|Combined sales:||€ 1 197 million|
|Capital expenditures (PP&E):||€ 85 million|
|Total assets:||€ 1 175 million
China’s economy grew at the slowest rate since 1990, coming in at 6.6%. Trade tensions with the US weighed on export opportunities and industrial output growth. The tire market in China grew about 2% in 2018 but tailed off towards the end of the year.
India confirmed its strong growth potential with an estimated GDP growth of 7.3%, compared to 6.7% in 2017, nearly closing the gap on the UK to become the world’s fifth-biggest economy.
Indonesia’s economy, the largest in Southeast Asia, continued to grow at a stable rate by reaching an estimated 5%. Investments in Indonesia, however, slowed down somewhat during the course of the year.
Bekaert is present in Asia with manufacturing sites and development centers in China, India, Indonesia, Malaysia and Japan. Bekaert will start a greenfield investment in Quang Ngai Province in the central coastal area of Vietnam. The construction works will start during the course of the second quarter of 2019. The plant will produce rubber reinforcement products and serve customers worldwide.
Bekaert delivered +7.7% organic sales growth in Asia Pacific, driven by good volume growth (+5.7%) and the positive aggregate effect of passed-on wire rod price increases and price-mix (+2%). The robust growth of rubber reinforcement activities across the region was partly offset by weaker volumes in other sectors, among which the sawing wire activities in China and the steel wire activities in Malaysia. Adverse currency effects (-3.1%) drove top line growth down to +4.6%.
Underlying EBIT decreased to € 86 million at a margin of 7.2%. The margin decrease was the result of loss-making sawing wire activities (€ -9 million compared with € +21 million last year), the weak performance of our activities in Malaysia, and high start-up costs related to the expansion program in India. The rubber reinforcement business progressively improved the margin performance in the second half of the year, particularly in China and in India. This trend is visible in the segment’s underlying EBIT for the second half.
Reported EBIT dropped to € 54 million due to the impairment of tangible and intangible assets related to sawing wire in China and the restructuring costs in Ipoh (Malaysia), which were partly offset by gains from the sale of land and buildings following the closures of the plants in Huizhou (China) and Shah Alam (Malaysia).
In anticipation of continued growth perspectives, Bekaert invested € 85 million in PP&E in the region in 2018, including expansion investments in China, India and Indonesia.
The 2018 edition of the Global Tire Tech Forum organized by the China Tire Industry Association (CRIA) was held in Hefei City, Anhui Province. More than 260 international and Chinese representatives from all players in the tire supply chain participated in the event.

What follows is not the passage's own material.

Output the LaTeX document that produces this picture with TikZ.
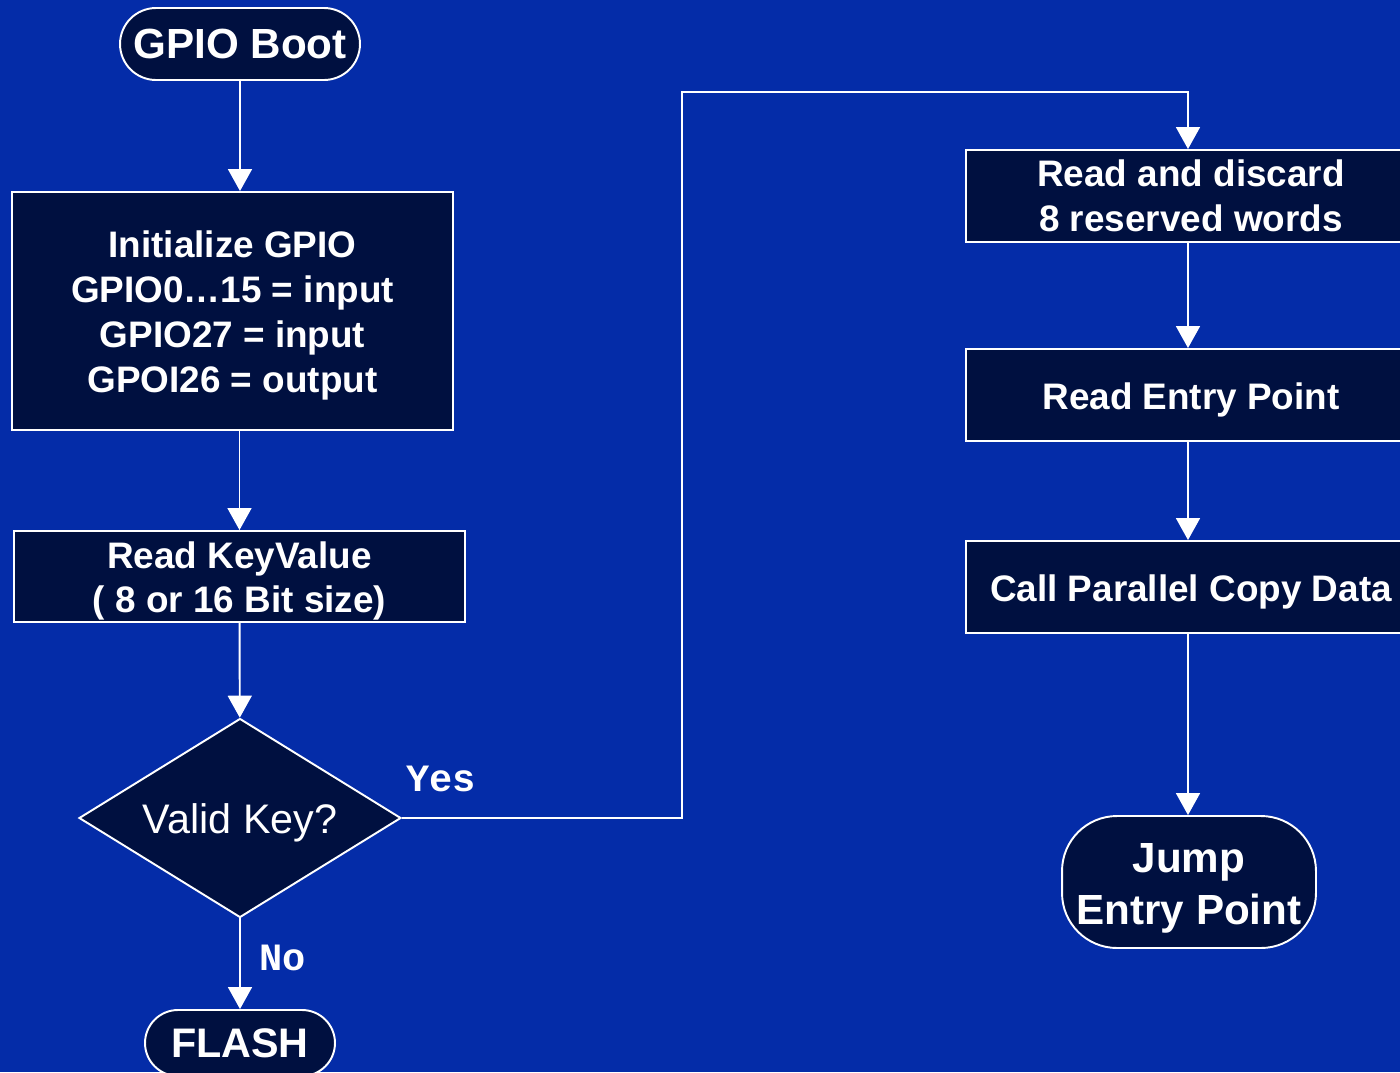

Bekaert was invited to give a key note speech on super tensile/ultra tensile steel cord developments supporting the reduction of tire weight and rolling resistance. The event was a perfect opportunity to meet up with industry peers and customers interested in value creating solutions for the tire industry.
In October 2018, Bert De Graeve, Chairman of Bekaert, and a selective group of business and political leaders met Chinese Premier Li Keqiang during the Asia-Europe meeting in Brussels (Belgium).
India has become the world’s fourth largest automobile market and continues to grow at a fast pace: the Indian tire industry expanded by 6% compared with 2017, mainly driven by increased radialization (up 10% in commercial vehicle markets). As the only domestic steel cord producer in the country, Bekaert anticipated the current and future growth and therefore invested significantly in the course of 2017-2018.
We invested in both half-product capacity (previously sourced from Bekaert China) and end-product capacity to accommodate the increasing demand from tire customers in the country. Having a fully integrated production process enhances business continuity in times of trade uncertainties between countries. It also puts us in a position to offer speed and flexibility in supporting the evolving needs of the customers.
Our team in India had to deal with new challenges such as consistent quality and supply reliability of local wire rod because the Indian steel mills were not used to producing the grades or volumes needed. It took some time to ensure stability in the supply process. The team is currently working very closely with the suppliers to co-create a supply excellence model that will benefit the entire supply chain.
We are growing in other sectors as well, with more Dramix® capacity to serve local and export construction markets, and newly added products to the portfolio to serve the agricultural markets in India.